--- begin ---

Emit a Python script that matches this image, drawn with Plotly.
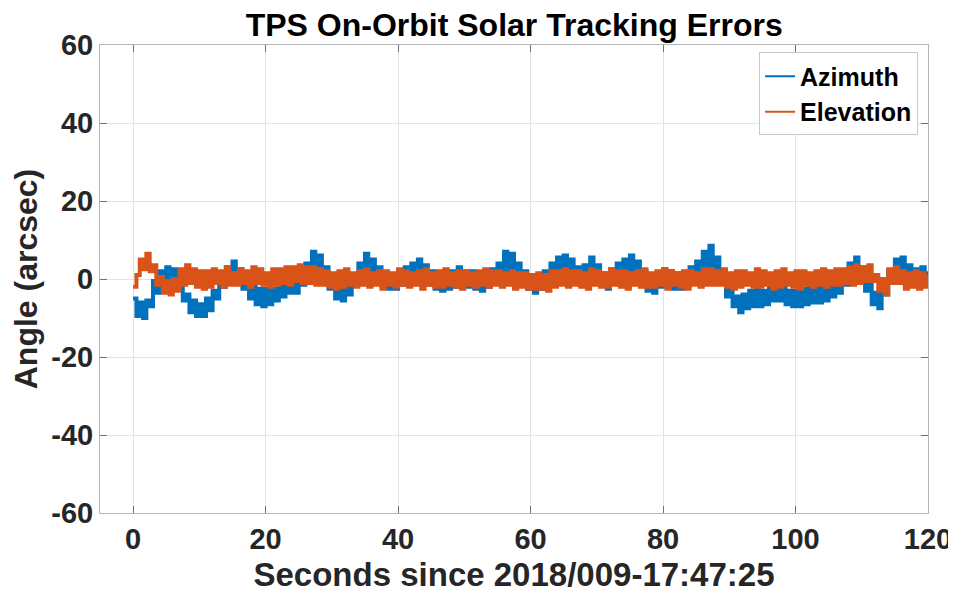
''' TPS on-orbit solar tracking errors chart '''

## Imports
import plotly.graph_objects as go

# Sample clock (seconds)
t_start = 0
t_step = 0.5

# Azimuth error (arcsec), one value every 0.5 s
azimuth = [
    -5.0, -9.5, -6.0, -10.0, -5.5, -7.0, -0.5, -3.5, 2.0, -2.0,
    3.0, -1.0, 2.5, -2.5, -0.5, -5.5, -4.0, -8.5, -5.5, -9.5,
    -6.5, -9.5, -5.0, -8.0, -3.0, -5.0, 1.0, -2.0, 3.0, 0.0,
    4.5, -0.5, 2.5, -2.5, 0.0, -5.0, -2.0, -6.5, -2.5, -7.0,
    -2.5, -6.5, -2.5, -5.5, -1.0, -4.5, 0.0, -3.5, 0.5, -3.5,
    1.0, -1.5, 4.0, 1.0, 7.0, 2.0, 6.0, 0.5, 3.0, -2.5,
    0.0, -5.0, -1.5, -5.5, -0.5, -4.0, 1.0, -1.5, 4.0, 1.0,
    6.5, 1.5, 5.0, 0.0, 3.0, -2.0, 1.5, -2.5, 1.0, -2.5,
    2.0, -1.5, 3.0, -0.5, 4.0, -0.5, 5.0, -0.5, 3.5, -1.5,
    2.0, -2.5, 1.5, -3.0, 1.5, -2.5, 2.0, -2.0, 3.0, -2.0,
    2.0, -2.0, 2.0, -2.5, 1.5, -3.0, 2.0, -2.0, 2.5, -1.0,
    4.0, 1.5, 7.0, 2.0, 6.5, 1.0, 4.0, -1.0, 2.0, -2.5,
    1.0, -3.5, 1.0, -2.5, 2.0, -1.0, 4.0, 0.5, 5.5, 1.0,
    6.0, 1.0, 5.0, 0.0, 3.0, -1.0, 3.5, 0.5, 5.5, 0.0,
    3.5, -1.5, 1.5, -2.5, 2.5, -1.0, 4.0, 0.5, 5.0, 1.0,
    6.0, 1.0, 4.5, -1.0, 2.0, -3.0, 0.5, -3.5, 1.0, -2.0,
    2.5, -2.0, 2.0, -2.5, 1.5, -2.5, 1.5, -2.0, 3.0, 0.0,
    4.5, 1.5, 7.0, 3.0, 8.5, 2.5, 5.5, -1.0, 1.0, -4.5,
    -2.0, -7.0, -4.5, -8.5, -4.0, -7.5, -3.0, -7.0, -2.5, -7.0,
    -3.0, -6.5, -2.0, -5.5, -1.0, -5.5, -2.0, -6.5, -3.0, -7.0,
    -3.0, -7.0, -2.5, -6.5, -2.0, -6.0, -2.0, -6.0, -1.5, -5.5,
    -1.0, -4.5, 0.0, -3.5, 1.5, -1.5, 4.0, 1.0, 5.5, 0.0,
    3.0, -3.0, -1.0, -6.5, -3.5, -7.5, -2.0, -4.0, 2.0, -0.5,
    5.0, 1.0, 5.5, 0.5, 3.5, -1.0, 2.5, -1.5, 3.0, -1.5,
    2.0,
]

# Elevation error (arcsec), one value every 0.5 s
elevation = [
    -2.0, 1.0, 5.0, 2.5, 6.5, 2.0, 3.5, -1.5, 0.5, -3.5,
    -0.5, -4.0, 0.0, -3.0, 2.5, -1.5, 3.5, -1.0, 2.5, -2.0,
    2.0, -2.5, 2.0, -2.0,
    2.5, -1.0, 2.0, -2.0, 3.0, -1.5, 1.5, -1.5, 2.5, -1.0,
    2.0, -2.0, 3.0, -1.0, 2.5, -1.5, 1.5, -2.0, 2.5, -1.5,
    2.5, -1.0, 3.0, -1.5, 3.0, -0.5, 3.5, -1.0, 3.0, -1.0,
    3.0, -1.5, 2.5, -1.5, 2.0, -2.0, 1.5, -2.5, 2.0, -2.0,
    2.5, -1.5, 1.5, -2.0, 2.0, -1.5, 2.5, -2.0, 1.5, -1.5,
    2.0, -2.5, 2.0, -1.5, 1.5, -2.0, 2.5, -1.5, 2.0, -2.0,
    1.5, -1.5, 2.0, -2.5, 2.5, -1.5, 1.5, -2.0, 2.0, -2.0,
    2.5, -1.5, 1.5, -2.0, 2.0, -2.5, 2.0, -1.5, 1.5, -2.0,
    2.0, -1.5, 2.5, -2.0, 2.0, -1.5, 2.0, -2.0, 1.5, -1.5,
    2.0, -2.5, 1.5, -2.0, 1.5, -2.5, 1.0, -2.5, 1.5, -2.5,
    1.0, -3.0, 2.0, -2.0, 2.0, -1.5, 2.5, -2.0, 2.0, -1.5,
    2.0, -2.0, 1.5, -2.5, 2.5, -1.5, 2.0, -2.0, 1.5, -2.0,
    2.5, -1.5, 2.0, -2.0, 2.0, -2.5, 1.5, -1.5, 2.0, -2.0,
    2.5, -2.0, 1.5, -2.0, 2.0, -1.5, 2.5, -2.5, 2.0, -1.5,
    1.5, -2.0, 2.0, -2.5, 2.0, -1.5, 1.5, -2.0, 2.5, -1.5,
    2.5, -1.5, 2.0, -1.5, 2.5, -2.0, 1.5, -2.5, 2.0, -2.0,
    2.0, -1.5, 1.5, -2.0, 2.5, -2.0, 2.0, -1.5, 1.5, -2.5,
    2.0, -2.0, 2.5, -1.5, 1.5, -2.0, 2.0, -2.5, 2.0, -1.5,
    1.5, -2.0, 2.0, -1.5, 2.5, -2.0, 2.0, -1.5, 2.5, -1.5,
    2.5, -1.0, 3.0, -1.5, 3.5, -1.0, 3.0, -0.5, 3.5, -0.5,
    1.0, -3.0, 0.0, -4.0, 2.5, -1.0, 3.0, -1.0, 2.0, -2.5,
    1.5, -2.0, 2.0, -2.5, 1.5, -2.0, 1.0,
]

x_ticks = [0, 20, 40, 60, 80, 100, 120]
y_ticks = [-60, -40, -20, 0, 20, 40, 60]
y_tick_labels = ["-60", "-40", "-20", "0", "20", "40", "60"]

FONT = "Liberation Sans, Arial, sans-serif"
TEXT = "#262626"
BLUE = "#0072BD"
ORANGE = "#D95319"

fig = go.Figure()

# Noisy traces: stepped and thick so the jitter reads as a solid band
fig.add_trace(go.Scatter(
    y=azimuth, x0=t_start, dx=t_step,
    mode="lines",
    line=dict(color=BLUE, width=4, shape="hv", simplify=False),
    showlegend=False
))
fig.add_trace(go.Scatter(
    y=elevation, x0=t_start, dx=t_step,
    mode="lines",
    line=dict(color=ORANGE, width=4, shape="hv", simplify=False),
    showlegend=False
))

# Legend entries with thin sample lines
fig.add_trace(go.Scatter(x=[None], y=[None], mode="lines",
                         line=dict(color=BLUE, width=2), name="<b>Azimuth</b>"))
fig.add_trace(go.Scatter(x=[None], y=[None], mode="lines",
                         line=dict(color=ORANGE, width=2), name="<b>Elevation</b>"))

axis_style = dict(
    showgrid=True,
    gridcolor="#e3e3e3",
    gridwidth=1,
    zeroline=False,
    showline=True,
    linecolor="#b5b5b5",
    linewidth=1,
    mirror="ticks",
    ticks="inside",
    ticklen=7,
    tickcolor="#707070",
    automargin=False,
    tickfont=dict(family=FONT, size=29, color=TEXT, weight="bold"),
)

# Page body adds an 8px offset, so the figure is made smaller to fit
fig.update_layout(
    width=948,
    height=585,
    margin=dict(l=92, r=28, t=37, b=80),
    paper_bgcolor="white",
    plot_bgcolor="white",
    font=dict(family=FONT, color=TEXT),
    title=dict(
        text="<b>TPS On-Orbit Solar Tracking Errors</b>",
        x=0.534, xanchor="center",
        y=0.972, yanchor="middle",
        font=dict(family=FONT, size=32, color="black"),
    ),
    xaxis=dict(
        axis_style,
        range=[-5, 120],
        tickvals=x_ticks,
        title=dict(text="<b>Seconds since 2018/009-17:47:25</b>",
                   font=dict(family=FONT, size=33, color=TEXT), standoff=14),
    ),
    yaxis=dict(
        axis_style,
        range=[-60, 60],
        tickvals=y_ticks,
        ticktext=y_tick_labels,
        title=dict(text="<b>Angle (arcsec)</b>",
                   font=dict(family=FONT, size=32, color=TEXT), standoff=6),
    ),
    legend=dict(
        x=0.988, xanchor="right",
        y=0.984, yanchor="top",
        bgcolor="white",
        bordercolor="#c8c8c8",
        borderwidth=1,
        font=dict(family=FONT, size=25, color="black"),
        tracegroupgap=0,
        itemwidth=30,
    ),
    showlegend=True,
)

fig.write_html("out.html")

--- end ---

* [STATED EXERCISE] Quote, exactly and only, the lines from the first line of the data above through the line containing "t_step = 0.5". The pictures do not belong in it.

* [SOLUTION]
Emit a Python script that matches this image, drawn with Plotly.
''' TPS on-orbit solar tracking errors chart '''

## Imports
import plotly.graph_objects as go

# Sample clock (seconds)
t_start = 0
t_step = 0.5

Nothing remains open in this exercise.